Challenges with the data needed to measure quality have been reported elsewhere in the literature [7, 8, 11, 14, 15]. Roth [42] found that only one-third of the indicators needed for a quality assessment program could be easily extracted from EMRs, and that there were difficulties associated with provider data entry habits and differences across different EMR applications [42]. The structure of the EMR is more complex than that of the paper chart: physicians may not be entering data in consistent or expected locations, making it difficult to extract [42]. Physicians and auditors may have challenges in navigating the electronic medical record. Data from external sources may be scanned in and may not be extractable electronically [43]. Physicians may continue to use both paper and electronic medical records, [5] scattering data across two different systems and possibly increasing the amount of incomplete or duplicated data in audits. Research and quality improvement projects using EMR data will need to consider the quality of data entered in the EMR, as well as issues specific to the EMR application used [42].

Baron described the implementation of a mammography recall program within an innovative, fully computerized primary care group practice [43]. The system was initially unable to properly audit mammograms and to produce accurate lists of patients to be recalled; mammograms were scanned in but were not recognized by the EMR. Baron described the development and implementation of practice processes to “tag” incoming mammograms so that patients could be properly categorized as having or not having had a mammogram within the previous two years [43]. Essentially, the practice cleaned and restructured their mammography data so that data were reliably entered in an area of the EMR where they could be audited.

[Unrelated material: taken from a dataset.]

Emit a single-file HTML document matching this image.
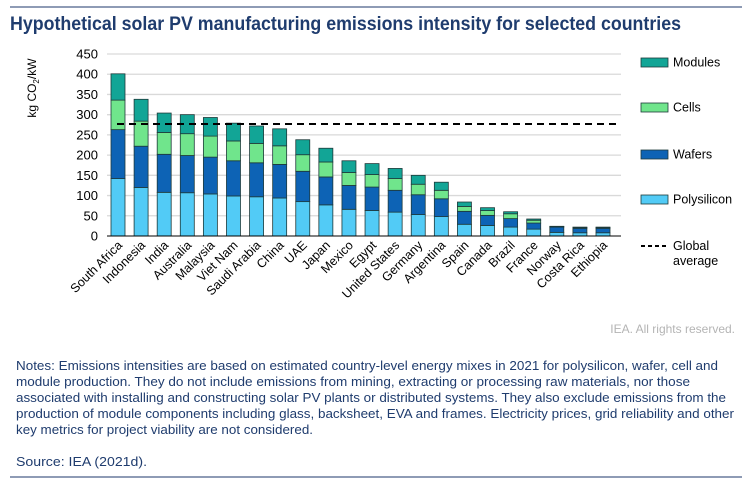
<!DOCTYPE html>
<html><head><meta charset="utf-8"><style>
html,body{margin:0;padding:0;background:#fff;}
svg{display:block;font-family:"Liberation Sans",Arial,sans-serif;}
</style></head><body>
<svg id="chart" width="752" height="486" viewBox="0 0 752 486">
<line x1="10" y1="7" x2="742" y2="7" stroke="#8e9bb5" stroke-width="2"/>
<text x="10" y="30" font-size="19" font-weight="bold" fill="#1f3c6e" textLength="671" lengthAdjust="spacingAndGlyphs">Hypothetical solar PV manufacturing emissions intensity for selected countries</text>
<text transform="translate(36,88) rotate(-90)" font-size="12" text-anchor="middle" fill="#000">kg CO<tspan font-size="8" dy="3">2</tspan><tspan dy="-3">/kW</tspan></text>
<g id="grid"></g>
<g id="yticks"></g>
<g id="bars"></g>
<g id="xlabels"></g>
<g id="avg"></g>
<g id="legend"></g>
<text x="735" y="333" font-size="12" text-anchor="end" fill="#b4b4b4">IEA. All rights reserved.</text>
<g font-size="12.5" fill="#1f3c6e">
<text x="16" y="370" textLength="702" lengthAdjust="spacingAndGlyphs">Notes: Emissions intensities are based on estimated country-level energy mixes in 2021 for polysilicon, wafer, cell and</text>
<text x="16" y="386" textLength="674" lengthAdjust="spacingAndGlyphs">module production. They do not include emissions from mining, extracting or processing raw materials, nor those</text>
<text x="16" y="402" textLength="710" lengthAdjust="spacingAndGlyphs">associated with installing and constructing solar PV plants or distributed systems. They also exclude emissions from the</text>
<text x="16" y="418" textLength="718" lengthAdjust="spacingAndGlyphs">production of module components including glass, backsheet, EVA and frames. Electricity prices, grid reliability and other</text>
<text x="16" y="434" textLength="297" lengthAdjust="spacingAndGlyphs">key metrics for project viability are not considered.</text>
<text x="16" y="466" textLength="131" lengthAdjust="spacingAndGlyphs">Source: IEA (2021d).</text>
</g>
<line x1="10" y1="477" x2="742" y2="477" stroke="#8e9bb5" stroke-width="2"/>
</svg>
<script>
const countries=["South Africa","Indonesia","India","Australia","Malaysia","Viet Nam","Saudi Arabia","China","UAE","Japan","Mexico","Egypt","United States","Germany","Argentina","Spain","Canada","Brazil","France","Norway","Costa Rica","Ethiopia"];
const polysilicon=[142,120,108,107,104,99,97,94,85,77,66,63,59,53,48,29,26,22,17,9,8,8];
const wafers=[121,102,94,92,91,87,84,83,75,69,59,58,54,49,44,32,25,21,15,13,11,11];
const cells=[73,62,54,54,52,49,48,46,41,37,32,31,29,26,21,12,12,12,7,1,2,2];
const modules=[65,54,48,47,46,44,43,42,37,34,29,27,25,22,20,11,7,5,3,1,1,1];
const globalAverage=[277];
const yTicks=[0,50,100,150,200,250,300,350,400,450];
const seriesNames=["Modules","Cells","Wafers","Polysilicon"];
const NS="http://www.w3.org/2000/svg";
const y0=236,yTop=54,x0=107,x1=621;
const y=v=>y0-(v/450)*(y0-yTop);
const step=(603-118)/(countries.length-1);
const x=i=>118+step*i;
const bw=14;
const colors={Polysilicon:"#52cbf6",Wafers:"#0d63b5",Cells:"#70e58c",Modules:"#12a596"};
function mk(tag,attrs,parent){const e=document.createElementNS(NS,tag);for(const k in attrs)e.setAttribute(k,attrs[k]);parent.appendChild(e);return e;}
const grid=document.getElementById('grid'),yt=document.getElementById('yticks');
yTicks.forEach(t=>{
 if(t>0){const l=mk('line',{x1:x0,x2:x1,y1:y(t),y2:y(t),stroke:'#d9d9d9','stroke-width':1.3},grid);
 
 }
 const tx=mk('text',{x:98,y:y(t)+4.5,'font-size':13,'text-anchor':'end',fill:'#000'},yt);
 tx.textContent=t;
 
 
});
const bars=document.getElementById('bars'),xl=document.getElementById('xlabels');
countries.forEach((c,i)=>{
 let base=0;
 [["Polysilicon",polysilicon],["Wafers",wafers],["Cells",cells],["Modules",modules]].forEach(([n,arr])=>{
  const v=arr[i];
  const r=mk('rect',{x:x(i)-bw/2,y:y(base+v),width:bw,height:y(base)-y(base+v),fill:colors[n],stroke:'#1e3a3a','stroke-width':0.8},bars);
  
  
  base+=v;
 });
 const t=mk('text',{transform:`translate(${x(i)+5},${y0+10}) rotate(-45)`,'font-size':12.5,'text-anchor':'end',fill:'#000'},xl);
 t.textContent=c;
 
 
});
const ax=mk('line',{x1:x0,x2:x1,y1:y0,y2:y0,stroke:'#000','stroke-width':1},xl);


const avg=document.getElementById('avg');
const al=mk('line',{x1:x(0)-1,x2:x1-5,y1:y(globalAverage[0]),y2:y(globalAverage[0]),stroke:'#000','stroke-width':2,'stroke-dasharray':'7,5'},avg);


const lg=document.getElementById('legend');
const ly={Modules:62,Cells:107,Wafers:154,Polysilicon:199};
seriesNames.forEach(n=>{
 const r=mk('rect',{x:641,y:ly[n]-4,width:27,height:9,fill:colors[n],stroke:'#1e3a3a','stroke-width':0.8},lg);
 
 
 const t=mk('text',{x:673,y:ly[n]+4.5,'font-size':12.5,fill:'#000'},lg);
 t.textContent=n;
 
 
});
const dl=mk('line',{x1:641,x2:668,y1:246,y2:246,stroke:'#000','stroke-width':2,'stroke-dasharray':'4,3'},lg);


const t1=mk('text',{x:673,y:250,'font-size':12.5,fill:'#000'},lg);t1.textContent='Global';


const t2=mk('text',{x:673,y:265,'font-size':12.5,fill:'#000'},lg);t2.textContent='average';


</script>
</body></html>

The quality of information (accuracy, reliability, completeness) has been found to be associated with empirical measures of success in implementing information technology in the business literature [44]. Unreliable information makes a system less useful, impacting implementation efforts and decreasing the net benefits that could be obtained from the technology [45].

Measuring performance depends on accurate documentation [1, 46, 47]. Once reliable and valid data have been entered into the EMR, interventions that have been found to increase performance, such as audits and feedback to clinicians, [48, 49] point of care prompts for needed interventions, [4951] and reminder letters to patients [52, 53] can be effectively implemented. We found a lack of improvement in preventive service documentation associated with the early stages of EMR implementation [23]. It is possible that elements of those negative results were due to problems with data quality during the early EMR implementation efforts.


This study was limited to a group of selected physicians in Toronto. However, all physicians in this study were practicing in community-based settings, similar to the majority of family physicians in Ontario [54]. We studied a single commercially available EMR application, and results may differ for different EMRs. Nonetheless, a recent review of data in a national primary care EMR database using nine different EMR applications found that data quality problems were pervasive across all platforms [4]. Administrative data and patient level data in the EMR could not be linked; we compared practice level data using randomly selected EMR charts. Nonetheless, there is no a priori reason to suspect that there are systematic differences between the two samples.


In conclusion, we found that, in the early phase of EMR implementation, data for the preventive services we measured were not reliably entered over time in the medical records we audited when compared to provincial administrative data. Data reliability should be assessed if EMR-based data are used to measure and improve quality.